Westerhanger descended in the Smythe family until the death in 1869 without issue of Percy Smythe, 8th Viscount Strangford, the last Viscount Strangford. The Westerhanger estate was inherited by his nephew Capt Hugh Baillie, who died without issue in 1876.

==Current==
Through the centuries, the castle has been reduced in size and suffered serious neglect. Since the mid-1990s, the current owners have been working with English Heritage to consolidate the stonework and prevent further deterioration of the manor house, castle walls and associated buildings. The impressive medieval barns which stand intact outside the curtain wall have recently been reunited with the castle under one ownership and work is ongoing to restore these barns to something near their original state.

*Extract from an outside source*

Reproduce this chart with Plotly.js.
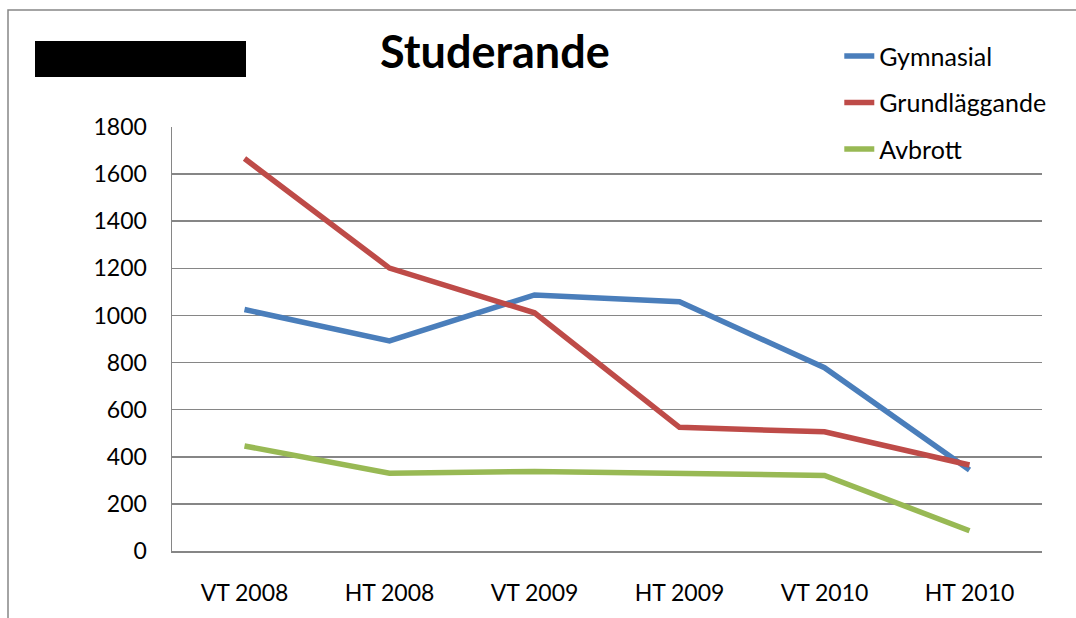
<!DOCTYPE html>
<html>
<head>
<meta charset="utf-8">
<script src="https://cdn.plot.ly/plotly-3.0.1.min.js"></script>
<style>
  body { margin: 0; background: #fff; }
  #myPlot { width: 1076px; height: 618px; }
</style>
</head>
<body>
<div id="myPlot"></div>
<script>
// terminer (categories)
var terms = ["VT 2008", "HT 2008", "VT 2009", "HT 2009", "VT 2010", "HT 2010"];

// values
var gymnasial = [1025, 892, 1087, 1058, 778, 344];
var grundlaggande = [1666, 1201, 1011, 525, 506, 365];
var avbrott = [446, 330, 338, 330, 321, 86];

var yTicks = [0, 200, 400, 600, 800, 1000, 1200, 1400, 1600, 1800];

var fontName = "Lato, 'Open Sans', sans-serif";

var data = [
  {x: terms, y: gymnasial, name: "Gymnasial", mode: "lines", legendgroup: "a",
   line: {color: "#4A7EBB", width: 5.5}},
  {x: terms, y: grundlaggande, name: "Grundläggande", mode: "lines", legendgroup: "b",
   line: {color: "#BE4B48", width: 5.5}},
  {x: terms, y: avbrott, name: "Avbrott", mode: "lines", legendgroup: "c",
   line: {color: "#98B954", width: 5.5}}
];

var layout = {
  width: 1076,
  height: 618,
  margin: {l: 172, r: 33.5, t: 126.5, b: 67},
  paper_bgcolor: "#fff",
  plot_bgcolor: "#fff",
  font: {family: fontName, size: 23, color: "#000"},
  title: {
    text: "<b>Studerande</b>",
    font: {family: fontName, size: 45, color: "#000"},
    x: 0.46, xref: "container", xanchor: "center",
    y: 0.916, yref: "container", yanchor: "middle"
  },
  showlegend: true,
  legend: {
    x: 0.767, xanchor: "left", y: 1.221, yanchor: "top",
    font: {family: fontName, size: 25, color: "#000"},
    tracegroupgap: 11, bgcolor: "rgba(0,0,0,0)"
  },
  xaxis: {
    type: "category",
    range: [-0.5, 5.5],
    showgrid: false,
    showline: true, linecolor: "#868686", linewidth: 1.5,
    ticks: "outside", ticklen: 21, tickcolor: "rgba(0,0,0,0)",
    fixedrange: true
  },
  yaxis: {
    range: [0, 1800],
    tickvals: yTicks,
    showgrid: true, gridcolor: "#868686", gridwidth: 1.5,
    zeroline: false,
    showline: true, linecolor: "#868686", linewidth: 1.5,
    ticks: "outside", ticklen: 19, tickcolor: "rgba(0,0,0,0)",
    fixedrange: true
  },
  shapes: [
    // outer chart border
    {type: "rect", xref: "paper", yref: "paper", xsizemode: "pixel", ysizemode: "pixel",
     xanchor: 0, yanchor: 0, x0: -164, x1: 920, y0: -80, y1: 541,
     line: {color: "#868686", width: 1.5}, fillcolor: "rgba(0,0,0,0)"},
    // redacted box
    {type: "rect", xref: "paper", yref: "paper", xsizemode: "pixel", ysizemode: "pixel",
     xanchor: 0, yanchor: 0, x0: -137, x1: 74, y0: 474, y1: 510,
     line: {width: 0}, fillcolor: "#000"}
  ]
};

Plotly.newPlot("myPlot", data, layout, {displayModeBar: false, staticPlot: true});
</script>
</body>
</html>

It is now being hired out as a conference and wedding venue. Access is via the entrance to the racecourse, off the Westenhanger segment of Stone Street.

==Colonisation of America==
Westenhanger Castle is now home to a replica of the Discovery, one of the three ships that entered Chesapeake Bay on 13 May 1607. Sir Thomas Smythe, the founder of the expedition, was the son of Thomas ‘Customer’ Smythe, who was granted Westenhanger (or Ostenhanger, as it was then) as a reward for his service as the Queen's collector of imports. The younger Thomas commissioned the construction of Discovery for the East India Company in 1600 and, along with the Susan Constant and Godspeed, the ship sailed for Virginia on 19 December 1606, under captain John Smith, arriving on 13 May the following year.

As a result of this expedition, the first permanent English-speaking settlement in the New World was subsequently established at Jamestown, Virginia, forming a base for what would later become the United States of America.

On 19 December 2008, the replica of the Discovery was presented to Westenhanger Castle by the Jamestown UK Foundation, a charity set up to commemorate the 400th anniversary of the founding of Jamestown in 1607.